Plantman – To The Lighthouse

Plantman_ToTheLighthousePeppe Trotta per TRISTE©

Ci sono luoghi di cui non mi stanco mai e dove con una certa frequenza amo tornare. C’è una strana energia che emana da loro, qualcosa di positivo e rigenerante.

I Crateri Silvestri sull’Etna sono uno di questi. In particolar modo è una tappa obbligata salire sulla cima del Silvestri Superiore e sedermi a guardare in basso il panorama ai suoi piedi. Un mio caro amico dice che puntare lo sguardo verso un baratro aiuta a chiarirsi le idee, a capire cosa si vuole dalla vita.

Non saprei dire il perché, ma è questa l’immagine che mi è riaffiorata in mente quando ho visto il disegno di Amy Adele Seymour, copertina del nuovo disco firmato Plantman.

To The Lighthouse, terza prova sulla lunga distanza, raccoglie quindici brani scritti da Matthew Randall nell’arco degli ultimi tre anni, quelli che lo separano dallo splendido Whispering Trees.
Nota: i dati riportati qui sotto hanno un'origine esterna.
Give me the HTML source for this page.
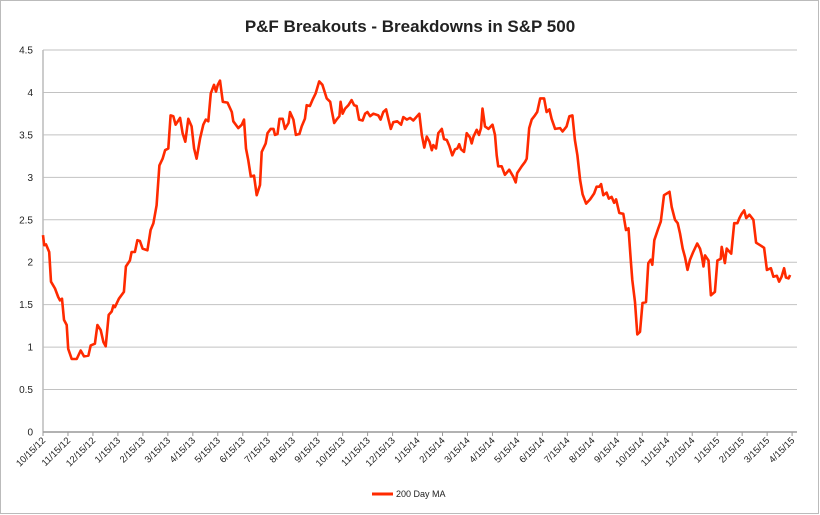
<!DOCTYPE html>
<html><head><meta charset="utf-8"><style>
html,body{margin:0;padding:0;background:#fff;}
svg{display:block;font-family:"Liberation Sans",sans-serif;}
</style></head><body>
<svg id="chart" width="820" height="515" viewBox="0 0 820 515">
<rect x="0.5" y="0.5" width="818" height="513" fill="#fff" stroke="#bbb"/>
<text x="410" y="32" text-anchor="middle" font-size="17" font-weight="bold" fill="#222">P&amp;F Breakouts - Breakdowns in S&amp;P 500</text>
<g id="grid"></g><g id="axes"></g><g id="series"></g>
<g>
<line x1="372" y1="494" x2="393" y2="494" stroke="#ff2a00" stroke-width="3"/>
<text x="396" y="497" font-size="9" fill="#222">200 Day MA</text>
</g>
</svg>
<script>
const monthLabels=["10/15/12","11/15/12","12/15/12","1/15/13","2/15/13","3/15/13","4/15/13","5/15/13","6/15/13","7/15/13","8/15/13","9/15/13","10/15/13","11/15/13","12/15/13","1/15/14","2/15/14","3/15/14","4/15/14","5/15/14","6/15/14","7/15/14","8/15/14","9/15/14","10/15/14","11/15/14","12/15/14","1/15/15","2/15/15","3/15/15","4/15/15"];
const yTicks=[0,0.5,1,1.5,2,2.5,3,3.5,4,4.5];
const monthOffsets=[0,0.05,0.12,0.25,0.32,0.48,0.61,0.68,0.76,0.84,0.95,1.01,1.15,1.35,1.51,1.64,1.82,1.91,2.08,2.18,2.31,2.42,2.51,2.63,2.75,2.82,2.88,3.04,3.24,3.32,3.48,3.55,3.68,3.78,3.88,3.99,4.18,4.31,4.42,4.55,4.66,4.79,4.89,5.02,5.11,5.22,5.31,5.49,5.59,5.70,5.82,5.95,6.05,6.15,6.29,6.42,6.52,6.62,6.72,6.85,6.93,7.00,7.09,7.20,7.39,7.56,7.62,7.82,7.96,8.05,8.13,8.22,8.32,8.45,8.56,8.69,8.76,8.92,8.99,9.12,9.23,9.29,9.39,9.47,9.60,9.69,9.83,9.89,10.03,10.13,10.27,10.36,10.49,10.56,10.69,10.79,10.92,11.06,11.19,11.36,11.50,11.56,11.66,11.76,11.87,11.92,12.00,12.10,12.23,12.36,12.46,12.56,12.66,12.80,12.90,12.99,13.10,13.23,13.43,13.52,13.63,13.74,13.83,13.93,14.03,14.19,14.34,14.43,14.57,14.70,14.83,15.07,15.17,15.27,15.37,15.48,15.57,15.63,15.74,15.83,15.97,16.06,16.17,16.27,16.39,16.50,16.59,16.67,16.74,16.86,16.97,17.10,17.17,17.24,17.37,17.46,17.54,17.60,17.70,17.84,18.00,18.10,18.17,18.23,18.37,18.50,18.67,18.83,18.93,18.99,19.17,19.30,19.37,19.47,19.57,19.70,19.79,19.91,20.07,20.17,20.28,20.37,20.51,20.71,20.81,20.97,21.08,21.20,21.30,21.40,21.51,21.61,21.75,21.91,22.07,22.17,22.28,22.35,22.44,22.57,22.66,22.77,22.87,22.95,23.08,23.24,23.35,23.45,23.54,23.60,23.71,23.80,23.91,24.01,24.15,24.24,24.34,24.40,24.48,24.64,24.74,24.87,24.98,25.09,25.18,25.31,25.42,25.51,25.62,25.71,25.81,25.91,26.04,26.20,26.31,26.38,26.45,26.51,26.65,26.75,26.91,27.01,27.14,27.18,27.31,27.38,27.56,27.68,27.81,27.89,27.98,28.08,28.16,28.29,28.45,28.56,28.72,28.88,28.99,29.15,29.25,29.39,29.48,29.58,29.68,29.75,29.86,29.92];
const maValues=[2.32,2.20,2.21,2.12,1.77,1.69,1.59,1.55,1.57,1.32,1.26,0.98,0.86,0.86,0.96,0.89,0.90,1.02,1.04,1.26,1.20,1.06,1.01,1.38,1.42,1.49,1.47,1.57,1.65,1.95,2.02,2.12,2.12,2.26,2.25,2.16,2.14,2.38,2.46,2.67,3.14,3.22,3.32,3.34,3.73,3.72,3.62,3.70,3.52,3.42,3.69,3.60,3.34,3.22,3.46,3.62,3.68,3.66,3.99,4.09,4.01,4.09,4.14,3.89,3.88,3.77,3.66,3.58,3.62,3.68,3.34,3.20,3.01,3.02,2.79,2.91,3.30,3.40,3.52,3.57,3.57,3.50,3.51,3.69,3.69,3.57,3.64,3.77,3.68,3.50,3.51,3.60,3.69,3.85,3.84,3.91,3.99,4.13,4.09,3.93,3.89,3.79,3.64,3.68,3.72,3.89,3.75,3.81,3.85,3.91,3.85,3.84,3.68,3.67,3.75,3.77,3.72,3.75,3.73,3.68,3.77,3.80,3.69,3.57,3.65,3.66,3.62,3.71,3.68,3.70,3.67,3.75,3.50,3.35,3.48,3.42,3.32,3.38,3.34,3.52,3.57,3.45,3.44,3.37,3.26,3.33,3.34,3.39,3.33,3.30,3.52,3.47,3.40,3.48,3.56,3.50,3.58,3.81,3.60,3.57,3.62,3.50,3.26,3.13,3.13,3.03,3.09,3.01,2.94,3.05,3.13,3.18,3.22,3.58,3.68,3.73,3.77,3.93,3.93,3.77,3.80,3.69,3.57,3.58,3.54,3.60,3.72,3.73,3.44,3.26,2.97,2.80,2.69,2.74,2.81,2.89,2.89,2.92,2.79,2.82,2.75,2.77,2.70,2.74,2.58,2.57,2.38,2.40,2.02,1.79,1.53,1.15,1.18,1.52,1.53,1.99,2.03,1.97,2.26,2.40,2.48,2.79,2.81,2.83,2.65,2.50,2.46,2.34,2.16,2.06,1.91,2.03,2.12,2.22,2.16,2.08,1.95,2.08,2.02,1.61,1.65,2.02,2.04,2.18,1.99,2.16,2.10,2.46,2.46,2.52,2.57,2.61,2.52,2.56,2.50,2.23,2.20,2.17,1.91,1.93,1.83,1.84,1.77,1.83,1.93,1.82,1.81,1.85];

const X0=43,X1=797,Y0=432,Y1=50,YMAX=4.5,MONTHPX=24.97;
const xs=m=>X0+m*MONTHPX;
const ys=v=>Y0-(v/YMAX)*(Y0-Y1);
const NS="http://www.w3.org/2000/svg";
function mk(tag,attrs,parent){const e=document.createElementNS(NS,tag);for(const k in attrs)e.setAttribute(k,attrs[k]);parent.appendChild(e);return e;}
const grid=document.getElementById('grid'),axes=document.getElementById('axes'),series=document.getElementById('series');
yTicks.forEach(t=>{
  if(t>0){const g=mk('line',{x1:X0,x2:X1,y1:ys(t),y2:ys(t),stroke:'#c2c2c2','stroke-width':1},grid);
  
  }
  const tx=mk('text',{x:X0-10,y:ys(t)+3.5,'text-anchor':'end','font-size':10,fill:'#222'},axes);
  tx.textContent=String(t);
  
  
});
const ya=mk('line',{x1:X0,x2:X0,y1:Y1,y2:Y0,stroke:'#bbb','stroke-width':1.5},axes);


const xa=mk('line',{x1:X0,x2:X1,y1:Y0,y2:Y0,stroke:'#999','stroke-width':1.5},axes);


monthLabels.forEach((lb,i)=>{
  const x=xs(i);
  const tk=mk('line',{x1:x,x2:x,y1:Y0,y2:Y0+4,stroke:'#999'},axes);
  
  
  const tx=mk('text',{x:x+3,y:Y0+9,'text-anchor':'end','font-size':9.5,fill:'#222',transform:`rotate(-45 ${x+3} ${Y0+9})`},axes);
  tx.textContent=lb;
  
  
});
const d=monthOffsets.map((m,i)=>(i?'L':'M')+xs(m).toFixed(1)+' '+ys(maValues[i]).toFixed(1)).join(' ');
const p=mk('path',{d:d,fill:'none',stroke:'#ff2a00','stroke-width':2.6,'stroke-linejoin':'round'},series);


</script>
</body></html>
Una gestazione lunga che sembra stridere con l’essenzialità che riveste le canzoni, delicate composizioni impreziosite dal misurato apporto di Bryan Styles e Adam Radmall.

È un pop all’insegna della semplicità, dal sapore sincero che spesso indugia su un atteggiamento intimista che vena i suoni di placida malinconia (Spring Letter, Slow Design, Morning After), a tratti ridotto a breve frammento come nell’iniziale Wandering Lane e che trova in Honeydew uno splendido completamento nella voce di Chantal Acda.

Ad interrompere l’atmosfera dominante giungono sporadicamente momenti più brillanti e meno umbratili che rimandano in modo più netto al lavoro precedente (Frost Fayre, A Quieter  Place, Island Charm), rappresentandone comunque sempre un’ulteriore elaborazione che rimarcando il talento di Randall ne amplia i confini, continuando a dirigere lontano lo sguardo verso l’orizzonte, seduto ai piedi di un faro.